____ Entries
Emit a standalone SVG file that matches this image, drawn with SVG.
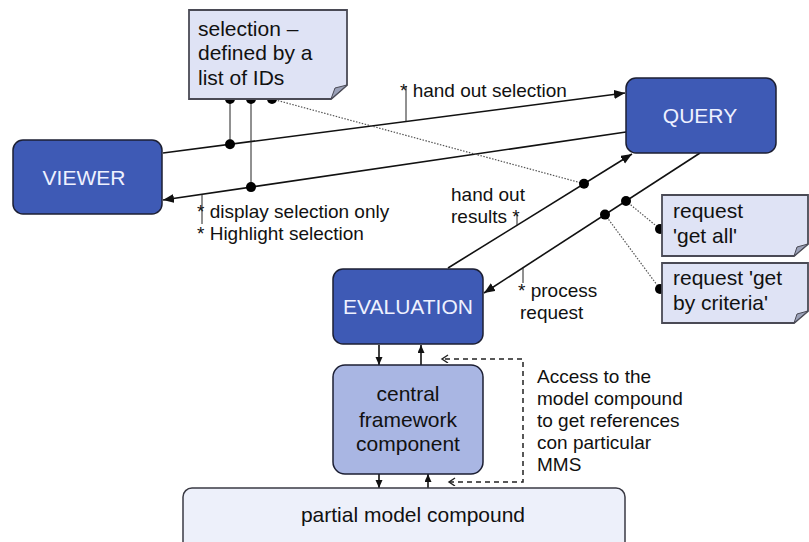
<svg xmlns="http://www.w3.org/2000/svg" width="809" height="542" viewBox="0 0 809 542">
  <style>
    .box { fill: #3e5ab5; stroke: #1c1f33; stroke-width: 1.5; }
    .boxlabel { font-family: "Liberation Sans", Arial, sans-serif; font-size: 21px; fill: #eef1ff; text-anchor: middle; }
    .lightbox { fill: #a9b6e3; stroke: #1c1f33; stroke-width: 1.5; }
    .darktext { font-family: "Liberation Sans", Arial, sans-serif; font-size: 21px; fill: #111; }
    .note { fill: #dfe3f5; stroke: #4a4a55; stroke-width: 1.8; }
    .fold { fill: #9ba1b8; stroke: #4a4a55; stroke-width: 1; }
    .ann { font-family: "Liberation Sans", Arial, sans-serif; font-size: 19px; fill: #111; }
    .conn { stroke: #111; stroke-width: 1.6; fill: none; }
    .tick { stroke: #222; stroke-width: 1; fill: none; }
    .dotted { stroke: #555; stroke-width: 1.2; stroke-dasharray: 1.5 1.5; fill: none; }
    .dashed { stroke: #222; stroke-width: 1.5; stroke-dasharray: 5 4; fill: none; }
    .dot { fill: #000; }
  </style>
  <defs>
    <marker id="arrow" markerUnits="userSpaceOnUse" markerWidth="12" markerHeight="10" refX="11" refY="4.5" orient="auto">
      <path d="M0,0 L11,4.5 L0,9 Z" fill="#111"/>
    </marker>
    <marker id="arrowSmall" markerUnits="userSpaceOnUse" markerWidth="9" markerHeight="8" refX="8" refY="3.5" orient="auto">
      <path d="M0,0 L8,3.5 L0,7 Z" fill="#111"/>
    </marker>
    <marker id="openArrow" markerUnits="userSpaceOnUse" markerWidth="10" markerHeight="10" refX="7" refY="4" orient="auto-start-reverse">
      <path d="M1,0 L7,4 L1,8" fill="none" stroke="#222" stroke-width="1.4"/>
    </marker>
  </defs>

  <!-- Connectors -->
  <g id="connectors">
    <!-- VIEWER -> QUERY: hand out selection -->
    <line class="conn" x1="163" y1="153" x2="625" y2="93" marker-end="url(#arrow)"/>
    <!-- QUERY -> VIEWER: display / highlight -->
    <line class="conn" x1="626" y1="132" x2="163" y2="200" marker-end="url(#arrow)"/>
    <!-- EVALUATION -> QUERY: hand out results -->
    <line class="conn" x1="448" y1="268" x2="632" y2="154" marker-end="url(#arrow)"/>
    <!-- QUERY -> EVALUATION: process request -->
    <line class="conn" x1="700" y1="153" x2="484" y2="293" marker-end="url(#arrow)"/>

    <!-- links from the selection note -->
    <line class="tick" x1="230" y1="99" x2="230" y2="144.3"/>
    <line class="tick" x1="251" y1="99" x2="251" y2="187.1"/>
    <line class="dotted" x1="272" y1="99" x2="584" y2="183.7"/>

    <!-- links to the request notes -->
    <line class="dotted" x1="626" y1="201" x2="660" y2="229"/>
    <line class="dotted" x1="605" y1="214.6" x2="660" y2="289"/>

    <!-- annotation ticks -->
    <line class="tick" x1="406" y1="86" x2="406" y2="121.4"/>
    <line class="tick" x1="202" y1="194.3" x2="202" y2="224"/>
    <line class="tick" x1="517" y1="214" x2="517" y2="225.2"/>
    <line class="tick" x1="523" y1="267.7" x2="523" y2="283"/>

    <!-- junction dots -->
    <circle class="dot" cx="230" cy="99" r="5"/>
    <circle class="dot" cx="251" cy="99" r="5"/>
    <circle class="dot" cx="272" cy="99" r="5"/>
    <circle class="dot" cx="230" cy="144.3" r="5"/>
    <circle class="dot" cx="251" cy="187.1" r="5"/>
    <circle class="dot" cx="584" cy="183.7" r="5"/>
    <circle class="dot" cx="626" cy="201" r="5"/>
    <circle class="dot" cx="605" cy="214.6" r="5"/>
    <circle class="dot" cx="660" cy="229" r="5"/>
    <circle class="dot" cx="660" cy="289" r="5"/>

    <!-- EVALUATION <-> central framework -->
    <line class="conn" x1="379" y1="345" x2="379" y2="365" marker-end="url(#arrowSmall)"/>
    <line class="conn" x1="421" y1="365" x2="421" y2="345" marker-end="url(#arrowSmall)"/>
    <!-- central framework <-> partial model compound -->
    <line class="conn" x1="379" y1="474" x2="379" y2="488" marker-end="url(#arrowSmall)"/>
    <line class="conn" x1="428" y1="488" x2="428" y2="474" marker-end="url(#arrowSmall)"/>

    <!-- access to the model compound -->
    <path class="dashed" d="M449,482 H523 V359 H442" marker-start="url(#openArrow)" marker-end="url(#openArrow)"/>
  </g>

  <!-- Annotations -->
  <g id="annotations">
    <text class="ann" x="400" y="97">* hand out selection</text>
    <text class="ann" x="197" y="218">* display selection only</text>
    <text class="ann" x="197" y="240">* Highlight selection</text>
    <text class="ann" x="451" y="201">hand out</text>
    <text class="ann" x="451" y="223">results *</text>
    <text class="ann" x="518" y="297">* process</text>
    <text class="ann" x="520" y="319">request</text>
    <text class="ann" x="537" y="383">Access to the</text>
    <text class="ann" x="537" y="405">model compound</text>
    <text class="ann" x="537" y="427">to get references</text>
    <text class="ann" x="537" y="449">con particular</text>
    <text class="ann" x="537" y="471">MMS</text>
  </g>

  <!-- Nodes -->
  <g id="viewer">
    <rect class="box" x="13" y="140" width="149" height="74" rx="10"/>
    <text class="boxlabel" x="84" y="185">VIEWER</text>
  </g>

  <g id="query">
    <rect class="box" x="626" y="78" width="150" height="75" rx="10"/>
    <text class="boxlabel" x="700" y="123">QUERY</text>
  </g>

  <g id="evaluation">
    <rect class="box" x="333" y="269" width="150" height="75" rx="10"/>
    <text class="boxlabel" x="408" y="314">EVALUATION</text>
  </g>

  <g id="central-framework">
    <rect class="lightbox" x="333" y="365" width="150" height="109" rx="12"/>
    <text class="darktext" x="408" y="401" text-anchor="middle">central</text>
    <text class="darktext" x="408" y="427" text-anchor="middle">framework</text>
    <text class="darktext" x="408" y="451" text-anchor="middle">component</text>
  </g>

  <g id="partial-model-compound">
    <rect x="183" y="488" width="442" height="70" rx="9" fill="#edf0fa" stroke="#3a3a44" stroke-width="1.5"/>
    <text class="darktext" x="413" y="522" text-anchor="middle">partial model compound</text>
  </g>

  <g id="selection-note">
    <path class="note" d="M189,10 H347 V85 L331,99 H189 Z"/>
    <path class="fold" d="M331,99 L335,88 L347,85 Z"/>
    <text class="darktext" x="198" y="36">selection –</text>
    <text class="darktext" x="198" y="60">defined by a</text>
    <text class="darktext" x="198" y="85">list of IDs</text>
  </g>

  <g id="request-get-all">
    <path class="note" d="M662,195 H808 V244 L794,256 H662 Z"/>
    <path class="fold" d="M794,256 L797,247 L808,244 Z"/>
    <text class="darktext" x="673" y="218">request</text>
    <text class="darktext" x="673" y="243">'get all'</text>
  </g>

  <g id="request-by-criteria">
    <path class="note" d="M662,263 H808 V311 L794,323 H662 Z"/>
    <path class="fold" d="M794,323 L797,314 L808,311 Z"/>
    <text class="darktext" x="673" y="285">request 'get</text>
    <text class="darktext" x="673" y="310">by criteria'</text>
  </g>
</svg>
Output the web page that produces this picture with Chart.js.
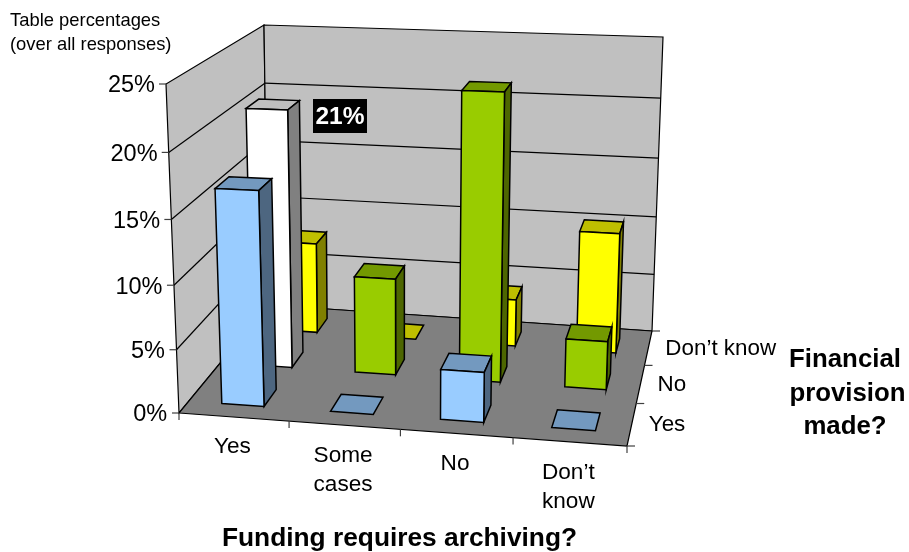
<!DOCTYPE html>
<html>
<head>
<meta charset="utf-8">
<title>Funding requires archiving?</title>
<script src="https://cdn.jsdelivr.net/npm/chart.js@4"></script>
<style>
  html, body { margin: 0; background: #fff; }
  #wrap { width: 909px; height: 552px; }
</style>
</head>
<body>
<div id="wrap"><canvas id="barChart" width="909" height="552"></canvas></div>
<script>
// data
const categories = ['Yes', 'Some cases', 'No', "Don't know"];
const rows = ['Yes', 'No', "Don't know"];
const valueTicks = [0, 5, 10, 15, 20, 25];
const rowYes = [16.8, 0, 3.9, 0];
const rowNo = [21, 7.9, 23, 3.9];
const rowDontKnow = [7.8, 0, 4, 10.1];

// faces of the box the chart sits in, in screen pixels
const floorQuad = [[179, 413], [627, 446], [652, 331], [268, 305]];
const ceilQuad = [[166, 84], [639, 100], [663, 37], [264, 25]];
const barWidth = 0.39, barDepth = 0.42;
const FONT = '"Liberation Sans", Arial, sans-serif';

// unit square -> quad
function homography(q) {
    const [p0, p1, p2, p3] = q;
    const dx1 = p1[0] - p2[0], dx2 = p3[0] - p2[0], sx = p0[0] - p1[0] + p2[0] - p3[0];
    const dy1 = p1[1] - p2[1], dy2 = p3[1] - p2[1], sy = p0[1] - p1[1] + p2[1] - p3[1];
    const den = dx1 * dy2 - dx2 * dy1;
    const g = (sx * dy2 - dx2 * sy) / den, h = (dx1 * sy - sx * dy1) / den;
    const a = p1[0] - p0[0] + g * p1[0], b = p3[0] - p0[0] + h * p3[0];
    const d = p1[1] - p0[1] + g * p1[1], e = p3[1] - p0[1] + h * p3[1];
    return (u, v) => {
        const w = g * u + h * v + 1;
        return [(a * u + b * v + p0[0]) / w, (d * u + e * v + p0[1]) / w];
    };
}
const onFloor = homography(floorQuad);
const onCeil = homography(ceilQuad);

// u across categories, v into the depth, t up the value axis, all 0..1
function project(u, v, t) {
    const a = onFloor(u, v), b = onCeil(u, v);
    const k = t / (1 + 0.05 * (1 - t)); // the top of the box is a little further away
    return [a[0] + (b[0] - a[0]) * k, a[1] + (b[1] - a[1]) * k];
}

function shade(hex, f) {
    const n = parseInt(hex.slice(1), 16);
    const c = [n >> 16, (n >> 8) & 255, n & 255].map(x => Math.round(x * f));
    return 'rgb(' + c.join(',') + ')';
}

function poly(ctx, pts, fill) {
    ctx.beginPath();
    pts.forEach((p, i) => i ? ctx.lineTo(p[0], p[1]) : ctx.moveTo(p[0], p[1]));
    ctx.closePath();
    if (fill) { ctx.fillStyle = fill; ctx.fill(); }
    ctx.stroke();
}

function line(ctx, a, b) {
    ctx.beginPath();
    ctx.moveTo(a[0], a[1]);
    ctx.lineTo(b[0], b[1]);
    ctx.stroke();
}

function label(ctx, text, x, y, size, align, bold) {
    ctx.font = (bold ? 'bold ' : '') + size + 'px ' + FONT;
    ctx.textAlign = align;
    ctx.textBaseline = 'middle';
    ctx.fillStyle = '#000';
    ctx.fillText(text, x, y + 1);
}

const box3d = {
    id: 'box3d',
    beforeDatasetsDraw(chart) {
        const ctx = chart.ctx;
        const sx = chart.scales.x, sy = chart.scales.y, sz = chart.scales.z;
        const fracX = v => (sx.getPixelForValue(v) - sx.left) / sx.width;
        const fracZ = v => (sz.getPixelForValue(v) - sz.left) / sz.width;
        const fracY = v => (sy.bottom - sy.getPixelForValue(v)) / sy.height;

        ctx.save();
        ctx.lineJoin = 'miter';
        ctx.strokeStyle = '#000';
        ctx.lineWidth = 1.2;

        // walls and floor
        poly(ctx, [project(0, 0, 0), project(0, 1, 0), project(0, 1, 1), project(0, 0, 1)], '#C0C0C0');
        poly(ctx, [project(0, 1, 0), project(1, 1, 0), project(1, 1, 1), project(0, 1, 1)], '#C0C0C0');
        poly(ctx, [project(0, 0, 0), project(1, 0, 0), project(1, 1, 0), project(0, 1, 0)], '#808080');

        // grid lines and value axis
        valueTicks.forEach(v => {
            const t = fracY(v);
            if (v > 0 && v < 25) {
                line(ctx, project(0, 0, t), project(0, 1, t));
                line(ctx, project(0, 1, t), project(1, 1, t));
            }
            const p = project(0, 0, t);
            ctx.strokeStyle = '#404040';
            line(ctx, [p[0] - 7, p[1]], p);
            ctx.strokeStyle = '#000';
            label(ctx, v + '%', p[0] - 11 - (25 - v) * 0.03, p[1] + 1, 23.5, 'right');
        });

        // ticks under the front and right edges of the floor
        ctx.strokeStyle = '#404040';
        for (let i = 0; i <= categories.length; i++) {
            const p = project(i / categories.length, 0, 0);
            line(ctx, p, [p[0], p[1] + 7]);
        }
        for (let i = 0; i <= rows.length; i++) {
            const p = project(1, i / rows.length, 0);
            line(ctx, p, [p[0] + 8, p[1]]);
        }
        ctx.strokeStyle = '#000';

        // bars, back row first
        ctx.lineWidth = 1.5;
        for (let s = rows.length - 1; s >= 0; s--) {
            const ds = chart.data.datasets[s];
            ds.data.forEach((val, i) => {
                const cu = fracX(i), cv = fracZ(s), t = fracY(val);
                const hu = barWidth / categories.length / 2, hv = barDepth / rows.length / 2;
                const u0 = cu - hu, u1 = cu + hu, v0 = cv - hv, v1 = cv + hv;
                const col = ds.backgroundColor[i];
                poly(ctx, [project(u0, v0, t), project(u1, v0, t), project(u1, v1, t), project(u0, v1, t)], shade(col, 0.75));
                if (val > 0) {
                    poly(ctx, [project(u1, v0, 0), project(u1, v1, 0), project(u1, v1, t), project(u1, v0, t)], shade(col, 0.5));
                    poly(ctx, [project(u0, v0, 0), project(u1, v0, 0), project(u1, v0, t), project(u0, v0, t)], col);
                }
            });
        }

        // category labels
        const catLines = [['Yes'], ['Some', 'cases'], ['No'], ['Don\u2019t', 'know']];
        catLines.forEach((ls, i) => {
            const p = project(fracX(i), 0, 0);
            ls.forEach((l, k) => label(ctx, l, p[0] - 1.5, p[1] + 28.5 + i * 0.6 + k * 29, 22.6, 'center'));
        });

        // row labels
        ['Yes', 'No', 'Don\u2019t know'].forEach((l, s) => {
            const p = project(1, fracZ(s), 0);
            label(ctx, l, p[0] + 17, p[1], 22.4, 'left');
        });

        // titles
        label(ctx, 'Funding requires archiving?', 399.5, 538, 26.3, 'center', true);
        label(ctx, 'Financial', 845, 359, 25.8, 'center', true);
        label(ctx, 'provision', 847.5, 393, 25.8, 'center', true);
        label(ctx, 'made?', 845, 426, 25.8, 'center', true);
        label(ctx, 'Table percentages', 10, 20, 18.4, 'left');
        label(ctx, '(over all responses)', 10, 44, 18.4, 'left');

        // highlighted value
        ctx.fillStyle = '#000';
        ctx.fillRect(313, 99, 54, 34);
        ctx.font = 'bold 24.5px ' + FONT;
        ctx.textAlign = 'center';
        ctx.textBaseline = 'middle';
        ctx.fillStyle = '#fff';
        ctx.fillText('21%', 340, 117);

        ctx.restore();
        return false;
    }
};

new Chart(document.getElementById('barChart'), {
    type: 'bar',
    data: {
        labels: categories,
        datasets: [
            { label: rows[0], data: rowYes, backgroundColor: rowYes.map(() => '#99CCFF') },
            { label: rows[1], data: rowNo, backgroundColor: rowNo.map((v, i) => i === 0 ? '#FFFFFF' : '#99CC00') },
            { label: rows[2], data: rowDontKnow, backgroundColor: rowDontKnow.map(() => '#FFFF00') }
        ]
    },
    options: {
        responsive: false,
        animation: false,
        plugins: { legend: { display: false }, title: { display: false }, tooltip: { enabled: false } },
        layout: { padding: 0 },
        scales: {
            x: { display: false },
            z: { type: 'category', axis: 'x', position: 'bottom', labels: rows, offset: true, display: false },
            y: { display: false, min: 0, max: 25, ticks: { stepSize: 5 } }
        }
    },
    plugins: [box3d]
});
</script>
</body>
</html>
________
▸ **Problem statement**
Wherever a line in the data above holds "picture", copy that line.

▸ **Answer to the exercise**
Output the web page that produces this picture with Chart.js.

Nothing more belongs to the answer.